Hey guys!

tl:dr: Met a guy, had a thing for like 6 months, after i told him, that i was looking out for more than just fwb, he ghostet me. i just don’t seem to cope.

Alright, first things first: Sorry for any mistakes, english is not my native language. I’ll try my best 🙂

Last year in May i’ve downloaded a dating app. i don’t really like dating apps but i wanted to met new people after being single for one year. I’ve already met and dated some guys but i don’t know, i guess i’m just hard to please and i never was totally over these guys i have seen. i kept this dating app for like three days after deleting it again and met one guy – We’ll call him Ed. To keep things short, Ed was (particulary) in looks 100% my type. I liked his personality and his humour too and he seemed to like me too. We dated and had a thing for around 6 months, started having sex after the third date and always did a lot of things with each other (once every 1-2 weeks a date; playing tennis, going on a hike and stuff). Our dates always ended up with us having sex and spending the night at each other places. We never talked about what we were looking for or what we were and at first, i was totally fine with that, i just enjoyed his company. But after some time it started to bug me. i knew that i started to like him more and more, while i didn’t know what his intensions were. In my opinion he sent a lot of mixed signal.

As example; he invited me to his birthday party with all his friends and some family. I would never invite a fwb to my family.

another example; he always answered to my text messages only after 2-3 days. It’s not a big problem and i get that people are busy. but i feel like, when you want something to get serious, you keep more contact with the person. We just saw each other once i 1-2 weeks and didn’t text a lot. that implied more to me, that he didn’t want something serious.

anyways…

as mentioned, I realized that I developed stronger feelings for Ed and i wanted to tell him. Because of holidays we didn’t see each other for like 2 weeks and he randomly asked if im up for “watching a horror movie”. i answered him, that i would love to see him again but that i felt like, that things between us are going into a fwb-direction and that I will develop feelings at some point (because I know myself) and then it only gets complicated.

in Hinsight i totally get it; it was wrong and stupid to send him a text message about that and not telling him in person. totally my fault – i know. It just seemed wrong for me, when i go to his house (him expecting netflix and chill) and then i tell him this and being in an awkward situation.

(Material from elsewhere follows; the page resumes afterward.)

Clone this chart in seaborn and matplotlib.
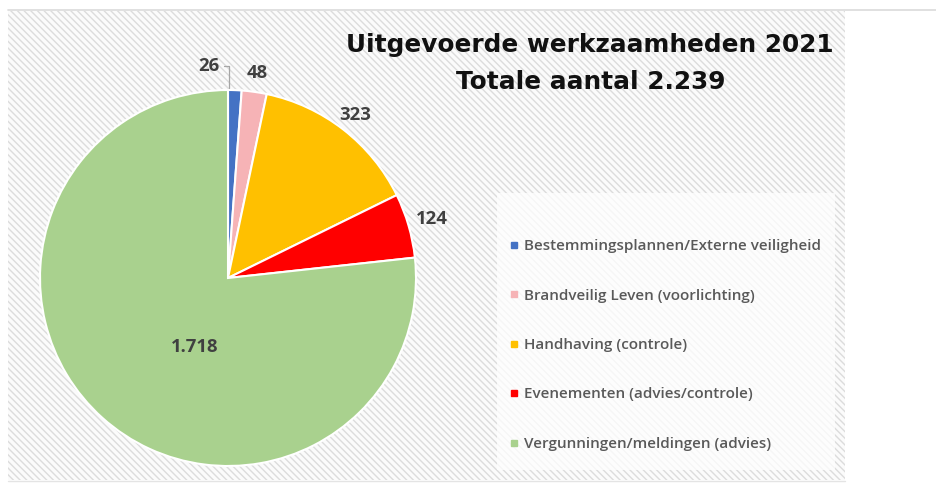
import matplotlib
matplotlib.use("Agg")
import matplotlib.pyplot as plt
import seaborn as sns
import numpy as np
from matplotlib.patches import Rectangle
from matplotlib.lines import Line2D

categories = ["Bestemmingsplannen/Externe veiligheid",
              "Brandveilig Leven (voorlichting)",
              "Handhaving (controle)",
              "Evenementen (advies/controle)",
              "Vergunningen/meldingen (advies)"]
values = [26, 48, 323, 124, 1718]
value_labels = ["26", "48", "323", "124", "1.718"]
colors = ["#4472C4", "#F6B3B6", "#FFC000", "#FF0000", "#A9D18E"]
title_lines = ["Uitgevoerde werkzaamheden 2021", "Totale aantal 2.239"]

sns.set_theme(style="white")
plt.rcParams['font.family'] = ['DejaVu Sans']
plt.rcParams['hatch.linewidth'] = 1.0
plt.rcParams['hatch.color'] = '#DCDCDC'

W, H = 936, 495
fig = plt.figure(figsize=(W / 100, H / 100), dpi=100)
fig.patch.set_facecolor('white')

def fx(px):
    return px / W

def fy(py):
    return 1 - py / H

# hatched chart background
bg = Rectangle((fx(8), fy(480)), fx(845) - fx(8), fy(11) - fy(480),
               transform=fig.transFigure, facecolor='#FBFBFB',
               edgecolor='#DCDCDC', hatch='\\\\\\\\\\', linewidth=0, zorder=-10)
fig.patches.append(bg)
# thin border lines of the screenshot
fig.add_artist(Line2D([fx(8), 1], [fy(10), fy(10)], transform=fig.transFigure,
                      color='#DADADA', lw=1.2, zorder=-5))
fig.add_artist(Line2D([fx(8), fx(845)], [fy(481), fy(481)], transform=fig.transFigure,
                      color='#E4E4E4', lw=1.0, zorder=-5))

# legend box
lg = Rectangle((fx(497), fy(470)), fx(835) - fx(497), fy(193) - fy(470),
               transform=fig.transFigure, facecolor='white', alpha=0.75,
               edgecolor='none', zorder=-5)
fig.patches.append(lg)

# pie axes
ax = fig.add_axes([fx(40), fy(466), fx(416) - fx(40), fy(90) - fy(466)])
ax.set_zorder(5)
ax.set_facecolor('none')
wedges, _ = ax.pie(values, colors=colors, startangle=90, counterclock=False,
                   radius=1.0, wedgeprops=dict(edgecolor='white', linewidth=1.5))
ax.set_xlim(-1, 1)
ax.set_ylim(-1, 1)
ax.set_aspect('equal')
ax.axis('off')

label_font = dict(family=['Open Sans', 'DejaVu Sans'], fontweight='bold',
                  fontsize=13.3, color='#404040')

for i, (w, lab) in enumerate(zip(wedges, value_labels)):
    mid = np.deg2rad((w.theta1 + w.theta2) / 2)
    if i == 0:
        ex, ey = np.cos(mid), np.sin(mid)
        ax.annotate(lab, xy=(ex - 0.03, ey + 0.01), xytext=(ex - 0.14, ey + 0.13),
                    ha='center', va='center', annotation_clip=False, **label_font,
                    arrowprops=dict(arrowstyle='-', color='#A6A6A6', lw=0.9,
                                    connectionstyle='angle,angleA=0,angleB=90,rad=0',
                                    shrinkA=1, shrinkB=0))
    elif i == 4:
        ang = np.deg2rad(244)
        ax.text(0.41 * np.cos(ang), 0.41 * np.sin(ang), lab,
                ha='center', va='center', **label_font)
    else:
        d = 1.1 if i != 3 else 1.13
        ax.text(d * np.cos(mid), d * np.sin(mid), lab,
                ha='center', va='center', **label_font)

# title
fig.text(fx(590), fy(45), title_lines[0], ha='center', va='center',
         fontsize=17.8, fontweight='bold', color='#111111')
fig.text(fx(591), fy(82), title_lines[1], ha='center', va='center',
         fontsize=17.8, fontweight='bold', color='#111111')

# legend
handles = [Line2D([0], [0], marker='s', linestyle='none', markersize=4,
                  markerfacecolor=c, markeredgecolor=c) for c in colors]
leg = fig.legend(handles, categories, loc='center left',
                 bbox_to_anchor=(fx(496), fy(345)), frameon=False,
                 handlelength=0.6, handletextpad=0.3, labelspacing=2.32,
                 prop=dict(family=['Open Sans', 'DejaVu Sans'], size=11.0,
                           weight='semibold'))
for t in leg.get_texts():
    t.set_color('#595959')

fig.savefig('out.png', dpi=100, facecolor='white')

anyways, after i told him how i felt and what i thought, there was no answer. no reaction. nothing. he just left me on read, wondering if he was mad, sad, happy or if he just didn’t care. It crushed me, not knowing what i did wrong – well yeah, i know, i should’ve told him in person but we had a thing for over 6 months and he was always so respectful so i couldn’t really accept that he just ghostet me after me being honest. Perhaps I should mention that while I was single and dating dudes, I never had sex. He was the first person (after my ex-boyfriend) I had sex with. So it was an even more emotional situation for me.

Around three months after he ghostet me, i saw him in public. went up to him to say hi and he was drunk. he instantly mumbled something about him being sorry for not answering and that we’ll talk someday about that but i didn’t really wanted to talk about it, particulary not when he’s drunk. After that incident i never heard from him again. We just keep following each other on instagram. Around 2 motns ago, i saw him in public again (on a concert) and he didn’t even say hello. i just thought wow… i unfollowed him on instagram because i don’t need anybody in my friendslist, who can’t say hello in public. i thought maybe unfollowing him and deleting his number would help to finally forget him (out of sight, out of mind) but it did not.

Even after almost one year of no contact i keep thinking of him on a daily base. I compare every guy i meet with him. I guess the reason why i can’t forget him is a mixture between the unknown, why he ghostet me after all we had and did, and because he’s being a big challenge. and thats soooo stupid. Why am i like this??

Okay, now i’m finished with my roman. I’m sorry but venting feels so good.

Has anybody an advice how to forget him? i start to get desperade…

Thank you.

2 comments
  1. He made an impact on you, he will stick around in your memories. The problem isn’t forgetting, it’s moving on and accepting those memories as belonging in the past, he still occupies a major part of your life even when he is no longer part of it, in a way although the relationship is dead and will never come back and although he also will never be a part of your life again, a verson of him still exists in your mind. You start by ignoring the version that haunts you and by doing things that push you away from that ghost, by no longer considering things in his memory.

  2. You might consider changing how you talk to yourself about him. Instead of saying, “I just can’t forget him,” say, “I haven’t forgotten him yet.” When you talk to yourself, your self listens. If you tell yourself you can’t, your self thinks you can’t.